4) He Defies Expectations and Avoids a Whedony Demise
Age of Ultron does a great job of making you think that Hawkeye is going to die. It had been announced long before opening night that someone would die in the film and if anyone from the cast of the original movie reeked of dispensability, it was our not-yet friend Clint. Why else would you give a disposable character a backstory, two cute kids, and a capable actress to play your wife (Linda Cardellini) if not to curb stomp our chests when you finally pull the trigger? The demise of Clint feels inevitable, never more than the aforementioned kid-saving scene. When baddies make the rescue impossible, Hawkeye, as a last resort, shields the kid with his body, waiting for the grim reality of public indifference to finally snuff out his life. Surely Hawkeye merchandise is the last to leave the shelves, so he’s bound to be the one sacrificed to the gods of profitability and franchise. This is the moment we’ve been building toward and, now that we love Hawkeye, it’s the moment we’ve been dreading. Instead of feeling like an obligatory death scene, it’s now a tragic end to the character’s new arc.
But wait, at the buzzer, Quicksilver (only called Pietro in the movie but “Quicksilver” is cooler) runs in to take the bullets for himself, forfeiting his life to save an innocent bystander and a fellow hero.

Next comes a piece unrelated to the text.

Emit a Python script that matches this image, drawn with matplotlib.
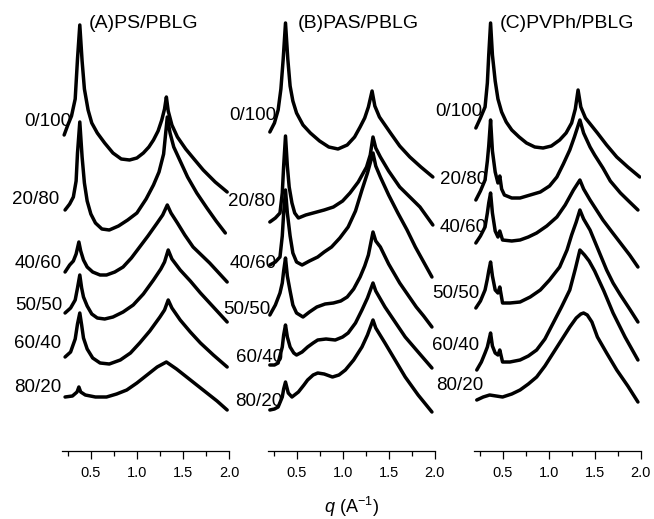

In this moment, we get a plot twist notable for the sense of relief that this man we’ve come to love has survived after all. Hawkeye going home and retiring from the Avenger life is just as satisfying a narrative as a seemingly inevitable death. It also doesn’t hurt that Quicksilver’s sacrifice makes his character 1,000 better.
5) He’s an Inspiration, Even to Superheroes
Whenever Hawkeye isn’t busy punching above his weight, fighting alongside the Avengers, he’s quietly coaching the team on to victory. We already covered how Hawkeye’s sacrifice inspires Quicksilver to act in the interest of someone outside of his own Lannisterian family. Quicksilver isn’t saving the child so much as he’s saving Hawkeye, earning his redemption for having supported Ultron. Clint himself recognizes the redemptive heroism by naming his newborn son “Nathaniel Pietro.”
Quicksilver’s sister, Wanda (aka Scarlet Witch) also gets the Hawkeye bump during the final battle when he finds her cowering amongst some rubble. In his pep talk, fuelled by his secondary superpower of self-deprecation, he proclaims “The city is flying, we’re fighting an army of robots, and I have a bow and arrow. None of this makes any sense […] But,” he rallies, “If you step outside that door, you’re an Avenger.” Hawkeye understands, from experience, the power of being included and he knows just the right thing to say to get Scarlet Witch to come out, glowy bits a-glowing in order to kick an incredible amount of robot ass. Since the creation of the team, we’ve never seen anyone invited to join it but in this moment, he shares his own enormous sense of duty with Wanda, effectively transforming her from victim to hero.
Whether by direct influence or quiet inspiration, Hawkeye is a great source of strength and heart for his team. He isn’t the most powerful, the smartest, the fastest or the greenest but he is, through it all, the best Avenger.